I never quite know what to say to these people, nor quite how to articulate the fact that in some ways, their claims seem even more absurd and ridiculous to me than those of the christians who they have rightly recognized the fictional nature of the stories of. They often seem to take pride in having spotted the inanity of these tales, and then having maintained that the core of the stories remain true, even absent any of the buttressing ideas of those stories. For me, they come across as people who have stopped wearing diapers around their groins, and are very proud to now wear their diapers around their ankles. I want to say to them “You’re almost there! Just one step further, and you’ll have arrived at true respectability!” And yet, for some reason, the comfort of having those diapers there remains compelling enough that they cannot quite find it in themselves to let go of this last vestige of that childish behaviour, nor see any reason why they might like to do so.

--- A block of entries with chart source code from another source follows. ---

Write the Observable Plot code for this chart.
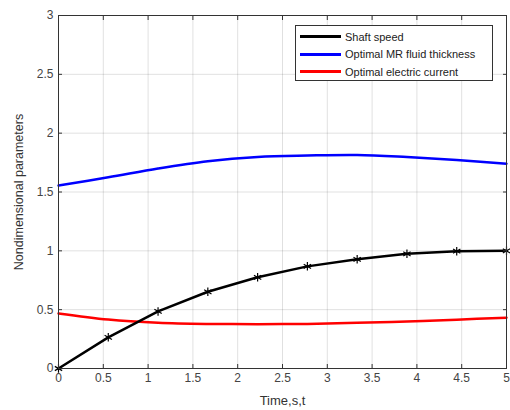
<!DOCTYPE html>
<html><head><meta charset="utf-8">
<script src="https://cdn.jsdelivr.net/npm/d3@7"></script>
<script src="https://cdn.jsdelivr.net/npm/@observablehq/plot@0.6"></script>
<style>
body{margin:0;background:#fff;font-family:"Liberation Sans",Arial,sans-serif}
#legend{position:absolute;left:295px;top:25px;width:198px;height:56px;border:1px solid #333;background:#fff;box-sizing:border-box;font-size:11px;color:#222}
#legend .row{position:absolute;left:4px;height:17px;display:flex;align-items:center}
#legend .sw{width:41px;height:3px;margin-right:4px}
</style>
</head><body>
<div id="chart" style="position:relative;width:510px;height:410px"></div>
<script>
const time = [0, 0.5556, 1.1111, 1.6667, 2.2222, 2.7778, 3.3333, 3.8889, 4.4444, 5];
const shaftSpeed = [0, 0.265, 0.485, 0.652, 0.775, 0.868, 0.928, 0.975, 0.997, 1.0];
const mrThickness = [1.555, 1.625, 1.70, 1.762, 1.798, 1.81, 1.815, 1.797, 1.772, 1.74];
const electricCurrent = [0.468, 0.416, 0.389, 0.379, 0.377, 0.379, 0.388, 0.400, 0.415, 0.432];
const seriesNames = ["Shaft speed", "Optimal MR fluid thickness", "Optimal electric current"];
const seriesColors = ["#000000", "#0000ff", "#ff0000"];
const xTicks = [0, 0.5, 1, 1.5, 2, 2.5, 3, 3.5, 4, 4.5, 5];
const yTicks = [0, 0.5, 1, 1.5, 2, 2.5, 3];

const rows = time.map((t, i) => ({t, s: shaftSpeed[i], m: mrThickness[i], c: electricCurrent[i]}));
const fmt = d => String(d);
const blank = () => "";

const plot = Plot.plot({
  width: 510, height: 410,
  marginLeft: 58, marginRight: 4, marginTop: 15, marginBottom: 42,
  style: {fontFamily: "Liberation Sans, Arial, sans-serif", fontSize: "12px", color: "#333", background: "#fff"},
  x: {domain: [0, 5]},
  y: {domain: [0, 3]},
  marks: [
    Plot.gridX(xTicks, {stroke: "#000", strokeOpacity: 0.12}),
    Plot.gridY(yTicks, {stroke: "#000", strokeOpacity: 0.12}),
    Plot.line(rows, {x: "t", y: "m", stroke: seriesColors[1], strokeWidth: 2.5, curve: "catmull-rom"}),
    Plot.line(rows, {x: "t", y: "c", stroke: seriesColors[2], strokeWidth: 2.5, curve: "catmull-rom"}),
    Plot.line(rows, {x: "t", y: "s", stroke: seriesColors[0], strokeWidth: 2.5}),
    Plot.dot(rows, {x: "t", y: "s", symbol: "asterisk", r: 4, stroke: "#000", strokeWidth: 1.2}),
    Plot.frame({stroke: "#333", strokeWidth: 1}),
    Plot.axisX(xTicks, {anchor: "bottom", tickSize: -4, tickFormat: blank, label: null, stroke: "#333"}),
    Plot.axisX(xTicks, {anchor: "top", tickSize: -4, tickFormat: blank, label: null, stroke: "#333"}),
    Plot.axisY(yTicks, {anchor: "left", tickSize: -4, tickFormat: blank, label: null, stroke: "#333"}),
    Plot.axisY(yTicks, {anchor: "right", tickSize: -4, tickFormat: blank, label: null, stroke: "#333"}),
    Plot.axisX(xTicks, {anchor: "bottom", tickSize: 0, tickPadding: 5, tickFormat: fmt, fill: "#444", fontSize: 12, label: null}),
    Plot.axisY(yTicks, {anchor: "left", tickSize: 0, tickPadding: 5, tickFormat: fmt, fill: "#444", fontSize: 12, label: null}),
    Plot.axisX(xTicks, {anchor: "bottom", tickSize: 0, tickFormat: blank, fill: "#333", fontSize: 13,
      label: "Time,s,t", labelAnchor: "center", labelArrow: "none", labelOffset: 36}),
    Plot.axisY(yTicks, {anchor: "left", tickSize: 0, tickFormat: blank, fill: "#333", fontSize: 12.5,
      label: "Nondimensional parameters", labelAnchor: "center", labelArrow: "none", labelOffset: 44})
  ]
});
document.getElementById("chart").appendChild(plot);

const legend = document.createElement("div");
legend.id = "legend";
seriesNames.forEach((name, i) => {
  const row = document.createElement("div");
  row.className = "row";
  row.style.top = (2 + i * 17.5) + "px";
  row.innerHTML = `<div class="sw" style="background:${seriesColors[i]}"></div><span>${name}</span>`;
  legend.appendChild(row);
});
document.getElementById("chart").appendChild(legend);
</script>
</body></html>
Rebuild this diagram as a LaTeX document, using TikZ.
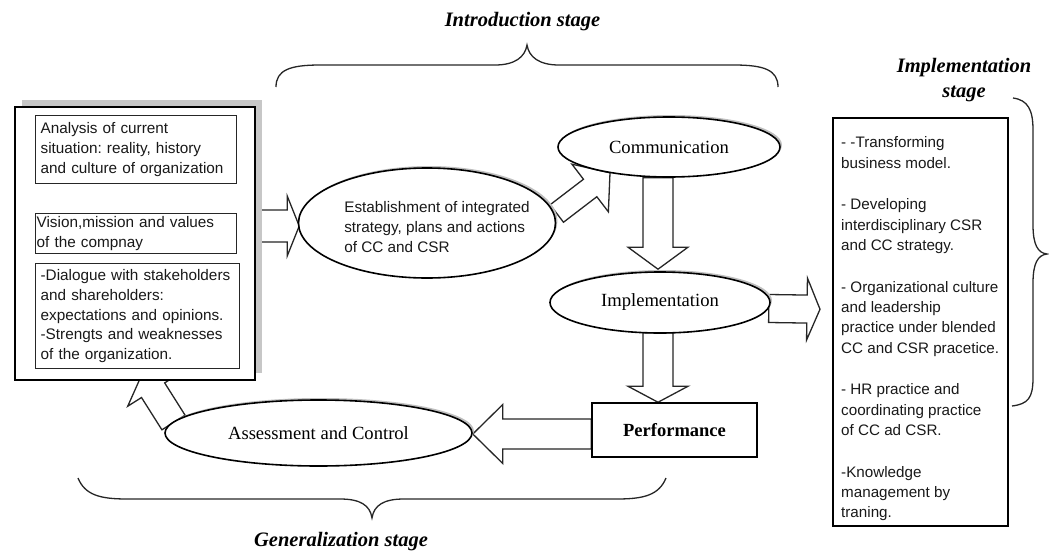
\documentclass[tikz,border=0pt]{standalone}
\usepackage{fontspec}
\setmainfont{Liberation Serif}
\newfontfamily\arialf{Liberation Sans}
\usetikzlibrary{calc,shapes.geometric,shadows}
\pgfdeclarelayer{bg}
\pgfsetlayers{bg,main}
\frenchspacing
\newcommand{\blockarr}[5]{%
  \path ($(#2)!#5!(#1)$) coordinate (hb);
  \draw[barrow] ($(#1)!#3!90:(#2)$) -- ($(hb)!#3!-90:(#1)$) -- ($(hb)!#4!-90:(#1)$) -- (#2) -- ($(hb)!#4!90:(#1)$) -- ($(hb)!#3!90:(#1)$) -- ($(#1)!#3!-90:(#2)$) -- cycle;}
\begin{document}
\begin{tikzpicture}[x=1pt,y=-1pt,
  barrow/.style={draw=black!85,line width=1.3pt,fill=white,line join=miter},
  ell/.style={ellipse,draw=black,line width=1.6pt,fill=white,inner sep=0pt,general shadow={shadow xshift=2pt,shadow yshift=2pt,fill=black!25}},
  serlab/.style={font=\fontsize{18.6pt}{22pt}\selectfont},
  sanstxt/.style={font=\arialf\fontsize{15.3pt}{19.7pt}\selectfont\frenchspacing,text=black!90,align=left},
  ibox/.style={draw=black!85,line width=1.3pt,fill=white,rectangle,anchor=north west,sanstxt,inner ysep=0pt},
  stagelab/.style={font=\bfseries\itshape\fontsize{20.5pt}{25pt}\selectfont},
  bracep/.style={draw=black!85,line width=1.3pt}
]
\useasboundingbox (0,0) rectangle (1049,554);

% left box
\node[draw=black,line width=1.6pt,fill=white,minimum width=240pt,minimum height=273pt,
      general shadow={shadow xshift=7pt,shadow yshift=7pt,fill=black!22}] (outer) at (135,243.5) {};
\node[ibox,minimum width=201pt,minimum height=68pt,text width=191pt,inner xsep=5pt] (b1) at (35,115)
  {Analysis of current\\situation: reality, history\\and culture of organization};
\node[ibox,minimum width=201pt,minimum height=40pt,text width=199pt,inner xsep=1pt] (b2) at (35,213)
  {Vision,mission and values\\of the compnay};
\node[ibox,minimum width=204pt,minimum height=105pt,text width=194pt,inner xsep=5pt] (b3) at (35,263)
  {-Dialogue with stakeholders\\and shareholders:\\expectations and opinions.\\-Strengts and weaknesses\\of the organization.};

% ellipses
\node[ell,minimum width=257pt,minimum height=110pt,
  label={[sanstxt,xshift=10pt,yshift=-4pt]center:{Establishment of integrated\\strategy, plans and actions\\of CC and CSR}}] (est) at (427,223) {};
\node[ell,minimum width=222pt,minimum height=60pt,label={[serlab]center:Communication}] (comm) at (669,147) {};
\node[ell,minimum width=220pt,minimum height=61pt,label={[serlab]center:Implementation}] (impl) at (660,302.5) {};
\node[ell,minimum width=307pt,minimum height=66pt,label={[serlab]center:Assessment and Control}] (assess) at (318.5,433) {};
\node[draw=black,line width=1.5pt,fill=white,minimum width=165pt,minimum height=54pt,
      font=\bfseries\fontsize{18.5pt}{22pt}\selectfont] (perf) at (674.5,430) {Performance};

% right box
\node[draw=black,line width=1.5pt,fill=white,minimum width=175pt,minimum height=408pt,anchor=north west] (rbox) at (832,117) {};
\node[align=left,text=black!90,font=\arialf\fontsize{15.2pt}{20.3pt}\selectfont\frenchspacing,anchor=north west,inner sep=0pt] (rtext) at (841,133.3)
  {\strut- -Transforming\\business model.\\[21.5pt]- Developing\\interdisciplinary CSR\\and CC strategy.\\[21.5pt]- Organizational culture\\and leadership\\practice under blended\\CC and CSR pracetice.\\[21.5pt]- HR practice and\\coordinating practice\\of CC ad CSR.\\[21.5pt]-Knowledge\\management by\\traning.};

% stage labels
\node[stagelab] (intro) at (522.5,22) {Introduction stage};
\node[stagelab] (gener) at (341,542) {Generalization stage};
\node[stagelab,align=center] (implst) at (964,80.5) {Implementation\\stage};

% braces
\draw[bracep] (276,87) .. controls (276,70) and (290,65) .. (320,65) -- (495,65) .. controls (515,65) and (525,57) .. (527,45) .. controls (529,57) and (539,65) .. (559,65) -- (734,65) .. controls (764,65) and (778,70) .. (778,87);
\draw[bracep] (78,478) .. controls (85,495) and (100,499) .. (127,499) -- (340,499) .. controls (360,499) and (370,505) .. (372,518) .. controls (374,505) and (384,499) .. (404,499) -- (617,499) .. controls (644,499) and (659,495) .. (666,478);
\draw[bracep] (1013,98) .. controls (1028,100) and (1033,110) .. (1033,130) -- (1033,225) .. controls (1033,245) and (1038,253) .. (1047,254) .. controls (1038,255) and (1033,263) .. (1033,283) -- (1033,378) .. controls (1033,398) and (1028,404) .. (1012,406);

% block arrows
\begin{pgfonlayer}{bg}
  \coordinate (a1s) at ($(outer.east)+(0,-17.5)$);
  \coordinate (a1t) at ($(est.west)+(1.5,3)$);
  \blockarr{a1s}{a1t}{16pt}{30pt}{12pt}
  \coordinate (a2s) at ($(est.east)+(0.5,-9.5)$);
  \coordinate (a2t) at ($(comm.south)+(-59,-5)$);
  \blockarr{a2s}{a2t}{11pt}{30pt}{25pt}
  \coordinate (a3s) at ($(comm.south)+(-11,0)$);
  \coordinate (a3t) at ($(impl.north)+(-2,-2)$);
  \blockarr{a3s}{a3t}{15pt}{30pt}{22pt}
  \coordinate (a4s) at ($(impl.east)+(-2,6)$);
  \coordinate (a4t) at ($(rbox.west)+(-12,-12.5)$);
  \blockarr{a4s}{a4t}{14pt}{31pt}{13pt}
  \coordinate (a5s) at ($(impl.south)+(-2,-1)$);
  \coordinate (a5t) at ($(perf.north)+(-16.5,0)$);
  \blockarr{a5s}{a5t}{15pt}{30pt}{16pt}
  \coordinate (a6s) at ($(perf.west)+(0,4)$);
  \coordinate (a6t) at ($(assess.east)+(0,1)$);
  \blockarr{a6s}{a6t}{15pt}{29.5pt}{30pt}
  \coordinate (a7s) at ($(assess.center)+(-145,-10.5)$);
  \coordinate (a7t) at ($(outer.south)+(7.4,-7.5)$);
  \blockarr{a7s}{a7t}{13.7pt}{30pt}{20pt}
\end{pgfonlayer}
\end{tikzpicture}
\end{document}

And of course, their beliefs are essentially harmless. They’re so broadly defined that they have little impact upon their lives as individuals, the lives of those around them, or society as a whole. My objection is purely born out of my own frustrated confusion and outraged desire for consistency. I don’t pretend otherwise. But still I find it so baffling that so many people who have shaken off 90% of the shackles of primitive superstition can nevertheless proudly display that last 10% and expect me not to treat them as though they were completely daft.